*The problem*: Write the entries below out again exactly; any picture in them stays out.

Charts and diagrams as code
===============

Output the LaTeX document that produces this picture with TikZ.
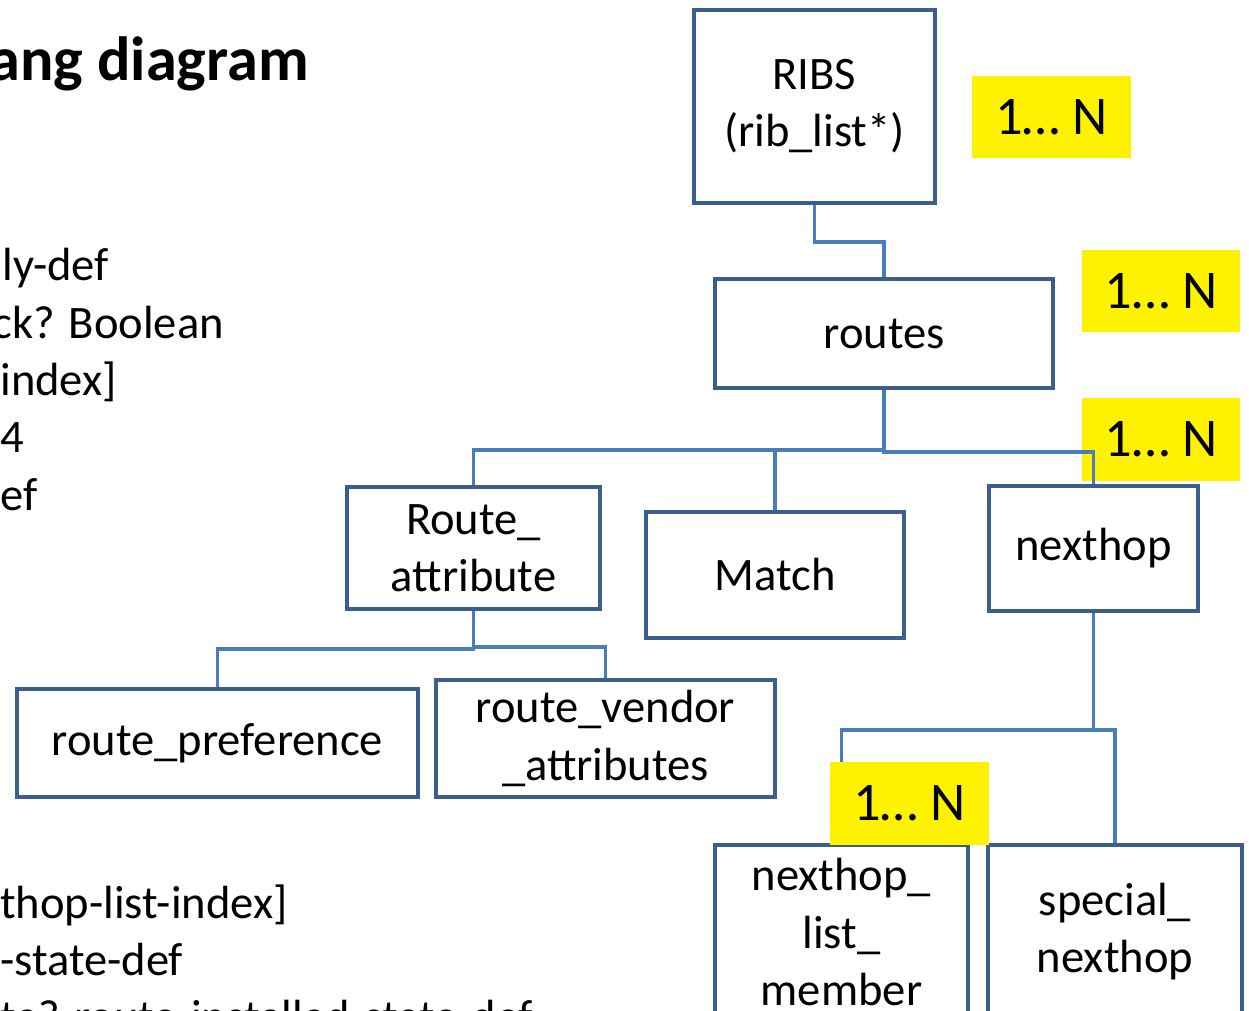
\documentclass[tikz,border=0pt]{standalone}
\usepackage{fontspec}
\setmainfont{Carlito}
\usepackage{tikz}
\usetikzlibrary{positioning}
\definecolor{boxline}{HTML}{3B5E8C}
\definecolor{linkline}{HTML}{4A7EBB}

\begin{document}
\begin{tikzpicture}[x=0.02cm,y=-0.02cm,
    box/.style={draw=boxline,line width=2.3pt,fill=white,inner sep=0pt,align=center,
      font=\fontsize{26.5}{32.5}\selectfont},
    sz/.style 2 args={minimum width=#1*0.02cm,minimum height=#2*0.02cm},
    card/.style={fill=yellow,inner sep=0pt,font=\fontsize{31}{36}\selectfont},
    link/.style={draw=linkline,line width=2.2pt},
    txt/.style={anchor=base west,inner sep=0pt,font=\fontsize{26.5}{32.5}\selectfont}]
        \useasboundingbox (0,0) rectangle (1249,1011);

        \node[txt,font=\fontsize{35.5}{40}\selectfont\bfseries] (title) at (-11,80) {ang diagram};
        \node[txt] (l1) at (2,280) {ly-def};
        \node[txt] (l2) at (-8,338) {ck? Boolean};
        \node[txt] (l3) at (0,395) {index]};
        \node[txt] (l4) at (0,452) {4};
        \node[txt] (l5) at (0,510) {ef};
        \node[txt] (l6) at (0,918) {thop-list-index]};
        \node[txt] (l7) at (0,975) {-state-def};
        \node[txt] (l8) at (0,1032) {te? route-installed-state-def};

        \node[card,sz={159}{82}] (n1) at (1051.5,117) {1… N};
        \node[card,sz={158}{82}] (n2) at (1161,291) {1… N};
        \node[card,sz={158}{83}] (n3) at (1161,439.5) {1… N};

        \node[box,sz={241}{193}] (ribs) at (814.5,106.5) {RIBS\\(rib\_list*)};
        \node[box,sz={338}{109}] (routes) at (884,333.5) {routes};
        \node[box,sz={253}{122}] (rattr) at (473.5,548) {Route\_\\attribute};
        \node[box,sz={258}{126}] (match) at (775,575) {Match};
        \node[box,sz={209}{125}] (nhop) at (1093.5,548.5) {nexthop};
        \node[box,sz={401}{108}] (rpref) at (217.5,743) {route\_preference};
        \node[box,sz={339}{117}] (rvend) at (605.5,738.5) {route\_vendor\\\_attributes};
        \node[box,sz={253}{174}] (nhlist) at (841.5,932) {nexthop\_\\list\_\\member};
        \node[box,sz={254}{174}] (spnh) at (1115,932) {special\_\\nexthop};

        \path[link] (ribs.south) -- ++(0,37) -| (routes.north);
        \path[link] (routes.south) -- ++(0,60) -| (rattr.north);
        \path[link] (routes.south) -- ++(0,60) -| (match.north);
        \path[link] (routes.south) -- ++(0,62) -| (nhop.north);
        \path[link] (rattr.south) -- ++(0,38) -| (rpref.north);
        \path[link] (rattr.south) -- ++(0,36) -| (rvend.north);
        \path[link] (nhop.south) -- ++(0,117) -| (nhlist.north);
        \path[link] (nhop.south) -- ++(0,117) -| (spnh.north);

        \node[card,sz={159}{83}] (n4) at (909.5,803.5) {1… N};
      \end{tikzpicture}
\end{document}
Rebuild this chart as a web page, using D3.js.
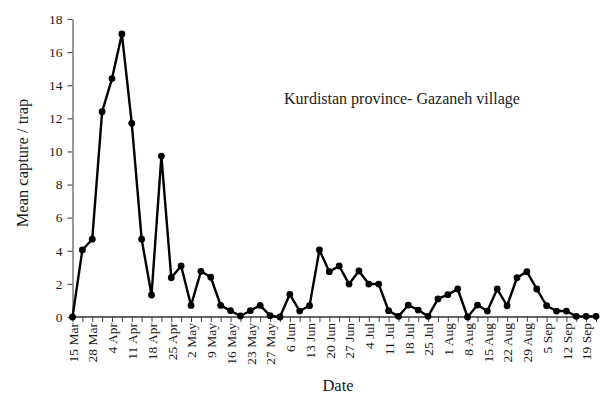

===============

*Response for this exercise*:
Output the LaTeX document that produces this picture with TikZ.
\documentclass[tikz,border=0pt]{standalone}
\usepackage{fontspec}
\setmainfont{Carlito}
\usepackage{tikz}
\usetikzlibrary{positioning}
\definecolor{boxline}{HTML}{3B5E8C}
\definecolor{linkline}{HTML}{4A7EBB}

\begin{document}
\begin{tikzpicture}[x=0.02cm,y=-0.02cm,
    box/.style={draw=boxline,line width=2.3pt,fill=white,inner sep=0pt,align=center,
      font=\fontsize{26.5}{32.5}\selectfont},
    sz/.style 2 args={minimum width=#1*0.02cm,minimum height=#2*0.02cm},
    card/.style={fill=yellow,inner sep=0pt,font=\fontsize{31}{36}\selectfont},
    link/.style={draw=linkline,line width=2.2pt},
    txt/.style={anchor=base west,inner sep=0pt,font=\fontsize{26.5}{32.5}\selectfont}]
        \useasboundingbox (0,0) rectangle (1249,1011);

        \node[txt,font=\fontsize{35.5}{40}\selectfont\bfseries] (title) at (-11,80) {ang diagram};
        \node[txt] (l1) at (2,280) {ly-def};
        \node[txt] (l2) at (-8,338) {ck? Boolean};
        \node[txt] (l3) at (0,395) {index]};
        \node[txt] (l4) at (0,452) {4};
        \node[txt] (l5) at (0,510) {ef};
        \node[txt] (l6) at (0,918) {thop-list-index]};
        \node[txt] (l7) at (0,975) {-state-def};
        \node[txt] (l8) at (0,1032) {te? route-installed-state-def};

        \node[card,sz={159}{82}] (n1) at (1051.5,117) {1… N};
        \node[card,sz={158}{82}] (n2) at (1161,291) {1… N};
        \node[card,sz={158}{83}] (n3) at (1161,439.5) {1… N};

        \node[box,sz={241}{193}] (ribs) at (814.5,106.5) {RIBS\\(rib\_list*)};
        \node[box,sz={338}{109}] (routes) at (884,333.5) {routes};
        \node[box,sz={253}{122}] (rattr) at (473.5,548) {Route\_\\attribute};
        \node[box,sz={258}{126}] (match) at (775,575) {Match};
        \node[box,sz={209}{125}] (nhop) at (1093.5,548.5) {nexthop};
        \node[box,sz={401}{108}] (rpref) at (217.5,743) {route\_preference};
        \node[box,sz={339}{117}] (rvend) at (605.5,738.5) {route\_vendor\\\_attributes};
        \node[box,sz={253}{174}] (nhlist) at (841.5,932) {nexthop\_\\list\_\\member};
        \node[box,sz={254}{174}] (spnh) at (1115,932) {special\_\\nexthop};

        \path[link] (ribs.south) -- ++(0,37) -| (routes.north);
        \path[link] (routes.south) -- ++(0,60) -| (rattr.north);
        \path[link] (routes.south) -- ++(0,60) -| (match.north);
        \path[link] (routes.south) -- ++(0,62) -| (nhop.north);
        \path[link] (rattr.south) -- ++(0,38) -| (rpref.north);
        \path[link] (rattr.south) -- ++(0,36) -| (rvend.north);
        \path[link] (nhop.south) -- ++(0,117) -| (nhlist.north);
        \path[link] (nhop.south) -- ++(0,117) -| (spnh.north);

        \node[card,sz={159}{83}] (n4) at (909.5,803.5) {1… N};
      \end{tikzpicture}
\end{document}
Rebuild this chart as a web page, using D3.js.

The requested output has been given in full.